As part of U.S. plans to share unmanned aerial systems and accompanying technology with allies, the Navy has reached agreement with Canada for the first international sale of RQ-21A Blackjacks. The Navy said it expects to deliver one of the systems to Canada sometime in 2017.

Each Insitu-made Blackjack system includes five of the aircraft along with two ground control stations and launch and recovery equipment. The twin-tailed Blackjack is 8.2 feet long with a 16-foot wingspan. It has an open, modular design that allows for a variety of payloads and, once launched from a catapult, can stay aloft for 10 to 12 hours, the Navy said in an announcement.

The announcement didn’t mention a dollar amount for the agreement, but in July 2015 the Navy and Marines a $78million contract with Insitu for six of the Blackjack systems. The Marines eventually plan to have 32 of the systems; the Navy 25.

“We are very pleased to have our Canadian allies and neighbors as our first Foreign Military Sales case and look forward to helping them grow their small tactical UAS capability and ensure maximum interoperability with our assets, if desired,” said Col. Eldon Metzger, program manager for the Navy and Marine Corps Small Tactical Unmanned Aircraft Systems Program Office (PMA-263), which manages the Blackjack program.

It catapult-launch system allows the system to take off without a runway, so it can be used both in the field and aboard ships for tactical reconnaissance, surveillance, and target acquisition at sea and on land.

The United States has long had a virtual monopoly on military drones, but announced in February 2015 that it would begin to allow sales of UAS, including some armed versions, to partner nations. At the time, the State Department cited national security as one reason for the decision, noting the advantage of allies having interoperable systems. Economics also played a role, as other nations such as China and Israel are looking to break into the military and commercial drone markets.

State said that, despite opening up sales to other countries, any sale would have to follow strict controls set by the Foreign Military Sales program and other factors, such as those under the international Missile Technology Control Regime (the long flight ranges of UAS like the Predator put them in the same class as missiles for these purposes).

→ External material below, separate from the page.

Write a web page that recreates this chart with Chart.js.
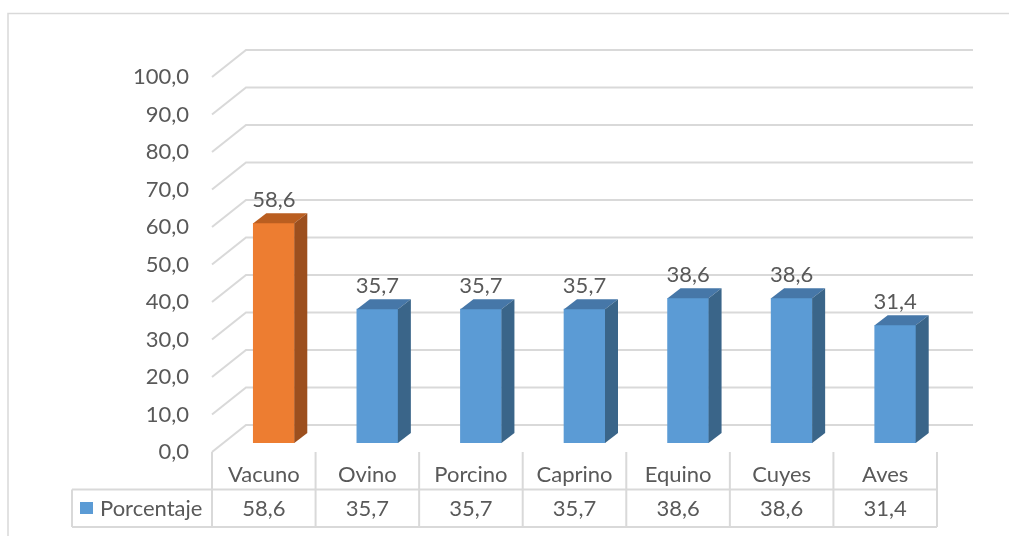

In November, the State Department approved the possible sale of up to three high-altitude, long-range RQ-4 Block 30 Global Hawks to Japan for ISR, and the possible sale of MQ-9 Reapers, which also have strike capability, to Italy. Italy is also home to NATO’s Alliance Ground Surveillance program, which is expected to have five Global Hawks that could provide ISR for 15 countries. South Korea also have been has been approved to possible sales and the U.K.